Guillaume Libsig (Strasbourg Écologie et Citoyenne) a échangé sur le thème « Je rêve de ».
(Photo : OG / Rue89 Strasbourg)

Petite tension lorsque Zaza Menad remplace Alain Fontanel (LREM), qui s’est éclipsé au cours de la soirée. « Je trouve ça irrespectueux de ne pas rester jusqu’au bout », lance une dame. « Ce n’est pas honnête », ajoute un homme à la tête rasée. Le thème : jeunesse et éducation. Les habitants évoquent les orientations scolaires ratées de certains élèves, et le besoin de repères pour d’autres : « il faudrait une sorte de grand frère ou grande soeur qui les guident dans le chemin vers l’emploi. « On a des talents ici », répond Zaza Menad, qui a habité quinze ans à la maille Catherine. Elle évoque les problèmes de confiance en soi chez les jeunes. « Je suis sorti du collège sans diplôme », objecte l’homme au crâne rasé. « Ce n’est pas le talent qui compte, c’est la niaque ».

Au centre de chaque tables, un petit pot en fer contenant des lamelles de papier tirées au sort. (Photo : OG / Rue89 Strasbourg)

Jeunesse et frustration

Dernier tour de piste pour les candidats : trois minutes où chacun résume devant tout le monde ses observations et ses propositions. Serge Oehler ouvre le bal pour la liste socialiste, en mettant l’accent sur la gratuité des transports pour les moins de 18 ans et les plus de 65 ans, la jeunesse et le sport et la suppressions des contrats aidés.

Patrick Arbogast promet une baisse « considérable » du chômage, Jean-Philippe Vetter recycle un thème cher à la droite en évoquant non pas la sécurité, mais « l’insécurité ».

Intégrés en dernière minute à la soirée, les candidats dont les listes se sont clôturées plus tardivement (Pascale Hirn pour l’UPR et Clément Soubise pour la liste soutenue par le NPA) n’ont pas participé aux tables rondes mais ont également eu droit aux trois minutes.
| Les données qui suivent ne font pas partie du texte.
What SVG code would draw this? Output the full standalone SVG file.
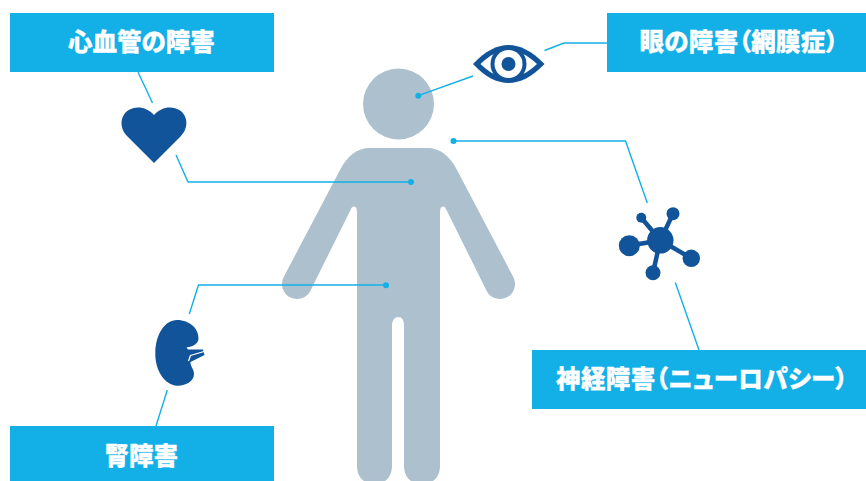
<svg xmlns="http://www.w3.org/2000/svg" width="866" height="481" viewBox="0 0 866 481">
<style>
.box{fill:#13b0e8}
.lbl{font-family:"Noto Sans CJK JP","Noto Sans CJK SC",sans-serif;font-weight:900;font-size:24.5px;fill:#fff;stroke:#fff;stroke-width:.3;font-feature-settings:"palt"}
.ln{fill:none;stroke:#13b0e8;stroke-width:1.4}
.dot{fill:#13b0e8}
.ic{fill:#125499}
.bd{fill:#adc0ce}
.w{fill:#fff}
</style>
<rect width="866" height="481" fill="#fff"/>
<g id="person">
<circle class="bd" cx="398.5" cy="104" r="35.5"/>
<path class="bd" d="M370 148H427C440 148 450 156 457 170L513.3 277A15 15 0 0 1 486.7 291L446 209C444 205 440 206 440 212V466C440 476 434 484 422 484C410 484 404 476 404 466V326C404 320 402 317 398.5 317C395 317 392 320 392 326V466C392 476 386 484 374.5 484C363 484 357 476 357 466V212C357 206 353 205 351 209L310.3 291A15 15 0 0 1 283.7 277L340 170C347 156 357 148 370 148Z"/>
</g>
<g id="connectors">
<path class="ln" d="M138 72L152.5 103"/>
<path class="ln" d="M176 155L188 182H411"/>
<path class="ln" d="M473 76L418.3 95.7"/>
<path class="ln" d="M544.5 50.5L564 43H607"/>
<path class="ln" d="M453.5 141H625.5L647.3 203"/>
<path class="ln" d="M675.3 282.5L699 350"/>
<path class="ln" d="M189.3 314L198.5 285H386"/>
<path class="ln" d="M167.3 390L156 426"/>
<circle class="dot" cx="411" cy="182" r="3"/>
<circle class="dot" cx="418.3" cy="95.7" r="3"/>
<circle class="dot" cx="453.5" cy="141" r="3"/>
<circle class="dot" cx="386" cy="285.3" r="3"/>
</g>
<g id="heart-disease">
<rect class="box" x="10" y="13" width="264" height="59"/>
<text class="lbl" x="68" y="51">心血管の障害</text>
<path class="ic" d="M154 163L127.5 136.5C119 128 120 116 128 110.5C136 105 147 107 154 115C161 107 172 105 180 110.5C188 116 189 128 180.5 136.5Z"/>
</g>
<g id="eye-disease">
<rect class="box" x="607" y="13" width="259" height="59"/>
<text class="lbl" x="639.500" y="51" letter-spacing=".35">眼の障害（網膜症）</text>
<path class="ic" d="M473 64C485 51 497 45 508.5 45C520 45 532 51 544.500 64C532 77 520 83 508.5 83C497 83 485 77 473 64Z"/>
<path class="w" d="M480.5 64C490 54.5 499 50.5 508.5 50.5C518 50.5 527 54.5 537 64C527 73.5 518 77.5 508.5 77.5C499 77.5 490 73.5 480.5 64Z"/>
<circle class="ic" cx="508.5" cy="64" r="18"/>
<circle class="w" cx="508.5" cy="64" r="14"/>
<circle class="ic" cx="508.5" cy="64" r="7"/>
</g>
<g id="neuropathy">
<rect class="box" x="532" y="350" width="334" height="59"/>
<text class="lbl" x="556" y="388" letter-spacing=".4">神経障害（ニューロパシー）</text>
<path stroke="#125499" stroke-width="4.5" d="M660.3 240.3L629.3 245.7M660.3 240.3L641.3 217.7M660.3 240.3L673 213.7M660.3 240.3L691.3 258.3M660.3 240.3L653 272.7"/>
<circle class="ic" cx="660.3" cy="240.3" r="13.2"/>
<circle class="ic" cx="629.3" cy="245.7" r="10.5"/>
<circle class="ic" cx="641.3" cy="217.7" r="5"/>
<circle class="ic" cx="673" cy="213.7" r="6.5"/>
<circle class="ic" cx="691.3" cy="258.3" r="8.7"/>
<circle class="ic" cx="653" cy="272.7" r="7.5"/>
</g>
<g id="kidney-disease">
<rect class="box" x="10" y="426" width="264" height="55"/>
<text class="lbl" x="104.500" y="465">腎障害</text>
<path class="ic" d="M177 320C190 320 199 329 198.5 339C198 344 193 346.5 186.5 347.5L188 349.5L203 349.5L204.5 355L190.5 362C190 366 194 369 194 374C194 381 186 386 177 385.7C165 385 155 371 155.3 353C155.5 334 165 320 177 320Z"/>
<path fill="none" stroke="#fff" stroke-width="1.3" d="M188.5 361L190.5 355.5L204 351.5"/>
</g>
</svg>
Bras croisés sur sa chaise, Anouar Yerima, 20 ans, regarde défiler les candidats. Pour lui, la jeunesse est la seule absente du débat. Le jeune homme qui a fondé il y a six mois une association citoyenne, Feryel, s’interroge : « Que proposent les services publics à cette jeunesse qui entre dans la vie citoyenne et qui doit faire face à de nombreux enjeux, notamment l’enjeu climatique ? ».

Anouar (de dos), regarde le défilé des candidats. Ici, Patrick Arbogast (Égalité Active).
(Photo : OG / Rue89 Strasbourg)

Une fois, le défilé des candidats terminé, Majid de l’association ASSJ 67, prend la parole. Coiffé de son bonnet rouge, il lance aux candidats : « On aimerait pas vous voir que tous les six ans, au moment des élections ! ». Dans la salle, des gens sourient et font oui de la tête.

21 heures. Dehors, le petit point de vente de boissons et merguez a remballé son barbecue. Chacun repart en espérant avoir été écouté entendu. Anouar, lui repart frustré et ne sait pas encore pour qui voter.